* [Problem details] Write out the entries below once more, exactly, with the pictures left out.

[Code that draws figures]
=======

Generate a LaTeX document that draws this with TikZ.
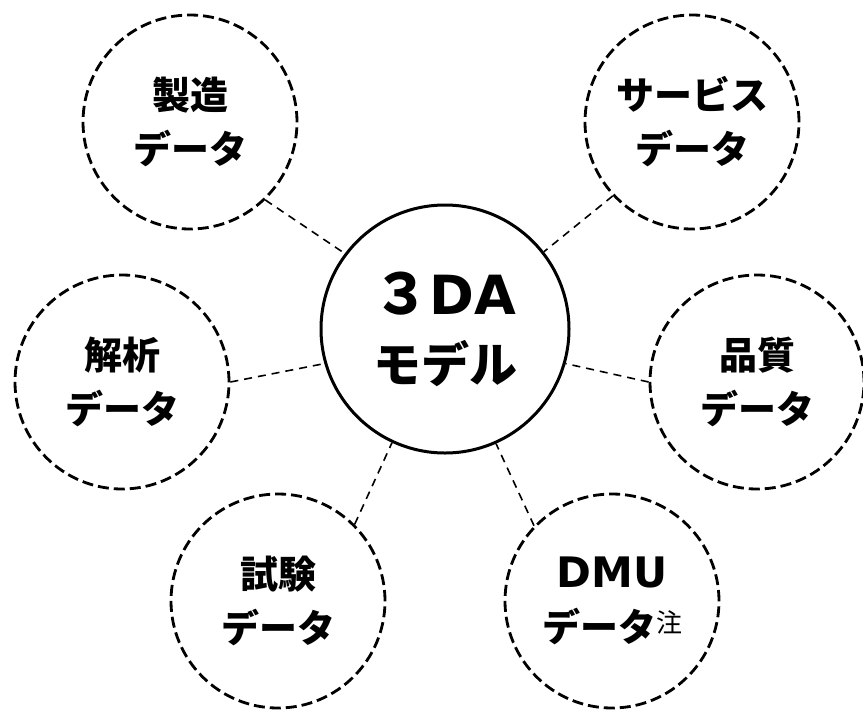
\documentclass[tikz,border=0pt]{standalone}
\usepackage{fontspec}
\newfontfamily\jp{Noto Sans CJK JP}
\newfontfamily\lat{DejaVu Sans}
\begin{document}
\begin{tikzpicture}[x=1pt,y=-1pt,
  sat/.style={circle, draw, line width=2.8pt, dash pattern=on 11pt off 5pt,
    minimum size=214pt, inner sep=0pt, align=center,
    font=\jp\bfseries\fontsize{38}{54}\selectfont},
  hub/.style={circle, draw, line width=3pt, minimum size=248pt, inner sep=0pt,
    align=center, font=\bfseries\fontsize{48}{68}\selectfont},
  conn/.style={line width=1.6pt, dash pattern=on 8pt off 6pt}]
\useasboundingbox (0,0) rectangle (863,710);
\node[hub] (model) at (445,329) {{\jp\fontsize{56}{68}\selectfont ３}{\lat\fontsize{54}{68}\selectfont DA}\\{\jp モデル}};
\node[sat] (seizo) at (190,122) {製造\\データ};
\node[sat] (service) at (692,122) {サービス\\データ};
\node[sat] (kaiseki) at (122,382) {解析\\データ};
\node[sat] (hinshitsu) at (757,382) {品質\\データ};
\node[sat] (shiken) at (278,601) {試験\\データ};
\node[sat] (dmu) at (612,601) {{\lat\fontsize{42}{54}\selectfont DMU}\\データ{\mdseries\fontsize{26}{26}\selectfont\raisebox{9pt}{注}}};
\draw[conn] (seizo.-46) -- (model.143);
\draw[conn] (service.223) -- (model.38);
\draw[conn] (kaiseki.0) -- (model.196);
\draw[conn] (hinshitsu.180) -- (model.-16);
\draw[conn] (shiken.45) -- (model.245);
\draw[conn] (dmu.136) -- (model.-66);
\end{tikzpicture}
\end{document}
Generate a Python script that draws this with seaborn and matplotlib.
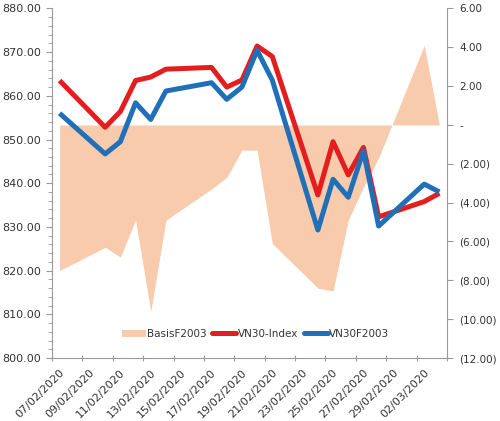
import pandas as pd
import numpy as np
import matplotlib
matplotlib.use("Agg")
import matplotlib.pyplot as plt
import matplotlib.ticker as mticker
from matplotlib.patches import Patch
from matplotlib.lines import Line2D
from matplotlib.transforms import ScaledTranslation
import seaborn as sns

# =============================
# Data
# =============================
dates = ["07/02/2020", "10/02/2020", "11/02/2020", "12/02/2020", "13/02/2020", "14/02/2020",
         "17/02/2020", "18/02/2020", "19/02/2020", "20/02/2020", "21/02/2020",
         "24/02/2020", "25/02/2020", "26/02/2020", "27/02/2020", "28/02/2020",
         "02/03/2020", "03/03/2020"]
vn30_index = [863.5, 852.8, 856.4, 863.5, 864.3, 866.1,
              866.5, 862.0, 863.6, 871.4, 869.0,
              837.3, 849.5, 841.9, 848.2, 832.3,
              835.8, 837.7]
vn30f2003 = [856.0, 846.7, 849.5, 858.4, 854.6, 861.1,
             863.0, 859.2, 862.0, 870.4, 863.6,
             829.3, 840.9, 836.8, 847.4, 830.2,
             839.8, 838.0]
basis_f2003 = [-7.5, -6.3, -6.8, -4.9, -9.6, -4.9,
               -3.3, -2.7, -1.3, -1.3, -6.1,
               -8.4, -8.55, -4.9, -3.2, -1.7,
               4.1, 0.0]

# Excel date axis: each day is a slot, points sit in the middle of their slot
day = pd.to_datetime(dates, dayfirst=True) + pd.Timedelta(hours=12)
data = pd.DataFrame({
    "Date": day,
    "VN30-Index": vn30_index,
    "VN30F2003": vn30f2003,
    "BasisF2003": basis_f2003,
})

red = "#E41E1E"
blue = "#1F70B8"
pink = "#F8CBAD"
txt = "#333333"
axis_grey = "#9A9A9A"

# =============================
# Figure
# =============================
sns.set_theme(style="white")
plt.rcParams["font.family"] = ["DejaVu Sans"]

fig = plt.figure(figsize=(5.0, 4.21), dpi=100)
ax = fig.add_axes([0.104, 0.1496, 0.79, 0.8304])
ax2 = ax.twinx()

# basis area on the right axis, drawn behind the lines
ax2.fill_between(data["Date"], data["BasisF2003"], 0, color=pink, linewidth=0)
ax.set_zorder(ax2.get_zorder() + 1)
ax.patch.set_visible(False)

sns.lineplot(data=data, x="Date", y="VN30-Index", ax=ax, color=red, linewidth=3.6,
             solid_joinstyle="round", solid_capstyle="butt")
sns.lineplot(data=data, x="Date", y="VN30F2003", ax=ax, color=blue, linewidth=3.6,
             solid_joinstyle="round", solid_capstyle="butt")

# axes limits
ax.set_ylim(800, 880)
ax2.set_ylim(-12, 6)
ax.set_xlim(pd.Timestamp("2020-02-07"), pd.Timestamp("2020-03-04"))

# x ticks every two days
xticks = pd.date_range("2020-02-07", "2020-03-04", freq="2D")
xlabels = [d.strftime("%d/%m/%Y") for d in xticks[:-1]] + [""]
ax.set_xticks(xticks)
ax.set_xticklabels(xlabels, rotation=45, ha="right", rotation_mode="anchor")
ax.set_xlabel("")
ax.set_ylabel("")
ax2.set_ylabel("")

# left axis
ax.yaxis.set_major_locator(mticker.MultipleLocator(10))
ax.yaxis.set_minor_locator(mticker.MultipleLocator(2))
ax.yaxis.set_major_formatter(mticker.FormatStrFormatter("%.2f"))


def acct(v, pos):
    if abs(v) < 1e-9:
        return "-"
    if v < 0:
        return "({:.2f})".format(-v)
    return "{:.2f}".format(v)


ax2.yaxis.set_major_locator(mticker.MultipleLocator(2))
ax2.yaxis.set_major_formatter(mticker.FuncFormatter(acct))

ax.spines["top"].set_visible(False)
ax2.spines["top"].set_visible(False)
ax2.spines["left"].set_visible(False)
ax2.spines["bottom"].set_visible(False)
ax.spines["right"].set_visible(False)
for s in ["left", "bottom"]:
    ax.spines[s].set_color(axis_grey)
    ax.spines[s].set_linewidth(0.8)
ax2.spines["right"].set_color(axis_grey)
ax2.spines["right"].set_linewidth(0.8)

ax.tick_params(axis="x", which="major", direction="inout", length=5, width=0.8,
               color=axis_grey, labelsize=8, labelcolor=txt, pad=4, bottom=True)
ax.tick_params(axis="y", which="major", direction="out", length=4, width=0.8,
               color=axis_grey, labelsize=8, labelcolor=txt, pad=4, left=True)
ax.tick_params(axis="y", which="minor", direction="out", length=3, width=0.6,
               color=axis_grey, left=True)
ax2.tick_params(axis="y", which="major", direction="out", length=4, width=0.8,
                color=axis_grey, labelsize=7.5, labelcolor=txt, pad=5, right=True)

# nudge rotated date labels like Excel
offset = ScaledTranslation(7 / 100, 0, fig.dpi_scale_trans)
for lab in ax.get_xticklabels():
    lab.set_transform(lab.get_transform() + offset)

# legend
handles = [
    Patch(facecolor=pink, edgecolor="none"),
    Line2D([0], [0], color=red, linewidth=3.6),
    Line2D([0], [0], color=blue, linewidth=3.6),
]
ax.legend(handles, ["BasisF2003", "VN30-Index", "VN30F2003"], loc="center",
          bbox_to_anchor=(0.515, 0.069), ncol=3, frameon=False, fontsize=7.5,
          handlelength=2.3, handleheight=0.6, handletextpad=0.1, columnspacing=0.6,
          labelcolor=txt)

plt.savefig("out.png", dpi=100)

=======

* [Reply]
Generate a LaTeX document that draws this with TikZ.
\documentclass[tikz,border=0pt]{standalone}
\usepackage{fontspec}
\newfontfamily\jp{Noto Sans CJK JP}
\newfontfamily\lat{DejaVu Sans}
\begin{document}
\begin{tikzpicture}[x=1pt,y=-1pt,
  sat/.style={circle, draw, line width=2.8pt, dash pattern=on 11pt off 5pt,
    minimum size=214pt, inner sep=0pt, align=center,
    font=\jp\bfseries\fontsize{38}{54}\selectfont},
  hub/.style={circle, draw, line width=3pt, minimum size=248pt, inner sep=0pt,
    align=center, font=\bfseries\fontsize{48}{68}\selectfont},
  conn/.style={line width=1.6pt, dash pattern=on 8pt off 6pt}]
\useasboundingbox (0,0) rectangle (863,710);
\node[hub] (model) at (445,329) {{\jp\fontsize{56}{68}\selectfont ３}{\lat\fontsize{54}{68}\selectfont DA}\\{\jp モデル}};
\node[sat] (seizo) at (190,122) {製造\\データ};
\node[sat] (service) at (692,122) {サービス\\データ};
\node[sat] (kaiseki) at (122,382) {解析\\データ};
\node[sat] (hinshitsu) at (757,382) {品質\\データ};
\node[sat] (shiken) at (278,601) {試験\\データ};
\node[sat] (dmu) at (612,601) {{\lat\fontsize{42}{54}\selectfont DMU}\\データ{\mdseries\fontsize{26}{26}\selectfont\raisebox{9pt}{注}}};
\draw[conn] (seizo.-46) -- (model.143);
\draw[conn] (service.223) -- (model.38);
\draw[conn] (kaiseki.0) -- (model.196);
\draw[conn] (hinshitsu.180) -- (model.-16);
\draw[conn] (shiken.45) -- (model.245);
\draw[conn] (dmu.136) -- (model.-66);
\end{tikzpicture}
\end{document}
Generate a Python script that draws this with seaborn and matplotlib.
import pandas as pd
import numpy as np
import matplotlib
matplotlib.use("Agg")
import matplotlib.pyplot as plt
import matplotlib.ticker as mticker
from matplotlib.patches import Patch
from matplotlib.lines import Line2D
from matplotlib.transforms import ScaledTranslation
import seaborn as sns

# =============================
# Data
# =============================
dates = ["07/02/2020", "10/02/2020", "11/02/2020", "12/02/2020", "13/02/2020", "14/02/2020",
         "17/02/2020", "18/02/2020", "19/02/2020", "20/02/2020", "21/02/2020",
         "24/02/2020", "25/02/2020", "26/02/2020", "27/02/2020", "28/02/2020",
         "02/03/2020", "03/03/2020"]
vn30_index = [863.5, 852.8, 856.4, 863.5, 864.3, 866.1,
              866.5, 862.0, 863.6, 871.4, 869.0,
              837.3, 849.5, 841.9, 848.2, 832.3,
              835.8, 837.7]
vn30f2003 = [856.0, 846.7, 849.5, 858.4, 854.6, 861.1,
             863.0, 859.2, 862.0, 870.4, 863.6,
             829.3, 840.9, 836.8, 847.4, 830.2,
             839.8, 838.0]
basis_f2003 = [-7.5, -6.3, -6.8, -4.9, -9.6, -4.9,
               -3.3, -2.7, -1.3, -1.3, -6.1,
               -8.4, -8.55, -4.9, -3.2, -1.7,
               4.1, 0.0]

# Excel date axis: each day is a slot, points sit in the middle of their slot
day = pd.to_datetime(dates, dayfirst=True) + pd.Timedelta(hours=12)
data = pd.DataFrame({
    "Date": day,
    "VN30-Index": vn30_index,
    "VN30F2003": vn30f2003,
    "BasisF2003": basis_f2003,
})

red = "#E41E1E"
blue = "#1F70B8"
pink = "#F8CBAD"
txt = "#333333"
axis_grey = "#9A9A9A"

# =============================
# Figure
# =============================
sns.set_theme(style="white")
plt.rcParams["font.family"] = ["DejaVu Sans"]

fig = plt.figure(figsize=(5.0, 4.21), dpi=100)
ax = fig.add_axes([0.104, 0.1496, 0.79, 0.8304])
ax2 = ax.twinx()

# basis area on the right axis, drawn behind the lines
ax2.fill_between(data["Date"], data["BasisF2003"], 0, color=pink, linewidth=0)
ax.set_zorder(ax2.get_zorder() + 1)
ax.patch.set_visible(False)

sns.lineplot(data=data, x="Date", y="VN30-Index", ax=ax, color=red, linewidth=3.6,
             solid_joinstyle="round", solid_capstyle="butt")
sns.lineplot(data=data, x="Date", y="VN30F2003", ax=ax, color=blue, linewidth=3.6,
             solid_joinstyle="round", solid_capstyle="butt")

# axes limits
ax.set_ylim(800, 880)
ax2.set_ylim(-12, 6)
ax.set_xlim(pd.Timestamp("2020-02-07"), pd.Timestamp("2020-03-04"))

# x ticks every two days
xticks = pd.date_range("2020-02-07", "2020-03-04", freq="2D")
xlabels = [d.strftime("%d/%m/%Y") for d in xticks[:-1]] + [""]
ax.set_xticks(xticks)
ax.set_xticklabels(xlabels, rotation=45, ha="right", rotation_mode="anchor")
ax.set_xlabel("")
ax.set_ylabel("")
ax2.set_ylabel("")

# left axis
ax.yaxis.set_major_locator(mticker.MultipleLocator(10))
ax.yaxis.set_minor_locator(mticker.MultipleLocator(2))
ax.yaxis.set_major_formatter(mticker.FormatStrFormatter("%.2f"))


def acct(v, pos):
    if abs(v) < 1e-9:
        return "-"
    if v < 0:
        return "({:.2f})".format(-v)
    return "{:.2f}".format(v)


ax2.yaxis.set_major_locator(mticker.MultipleLocator(2))
ax2.yaxis.set_major_formatter(mticker.FuncFormatter(acct))

ax.spines["top"].set_visible(False)
ax2.spines["top"].set_visible(False)
ax2.spines["left"].set_visible(False)
ax2.spines["bottom"].set_visible(False)
ax.spines["right"].set_visible(False)
for s in ["left", "bottom"]:
    ax.spines[s].set_color(axis_grey)
    ax.spines[s].set_linewidth(0.8)
ax2.spines["right"].set_color(axis_grey)
ax2.spines["right"].set_linewidth(0.8)

ax.tick_params(axis="x", which="major", direction="inout", length=5, width=0.8,
               color=axis_grey, labelsize=8, labelcolor=txt, pad=4, bottom=True)
ax.tick_params(axis="y", which="major", direction="out", length=4, width=0.8,
               color=axis_grey, labelsize=8, labelcolor=txt, pad=4, left=True)
ax.tick_params(axis="y", which="minor", direction="out", length=3, width=0.6,
               color=axis_grey, left=True)
ax2.tick_params(axis="y", which="major", direction="out", length=4, width=0.8,
                color=axis_grey, labelsize=7.5, labelcolor=txt, pad=5, right=True)

# nudge rotated date labels like Excel
offset = ScaledTranslation(7 / 100, 0, fig.dpi_scale_trans)
for lab in ax.get_xticklabels():
    lab.set_transform(lab.get_transform() + offset)

# legend
handles = [
    Patch(facecolor=pink, edgecolor="none"),
    Line2D([0], [0], color=red, linewidth=3.6),
    Line2D([0], [0], color=blue, linewidth=3.6),
]
ax.legend(handles, ["BasisF2003", "VN30-Index", "VN30F2003"], loc="center",
          bbox_to_anchor=(0.515, 0.069), ncol=3, frameon=False, fontsize=7.5,
          handlelength=2.3, handleheight=0.6, handletextpad=0.1, columnspacing=0.6,
          labelcolor=txt)

plt.savefig("out.png", dpi=100)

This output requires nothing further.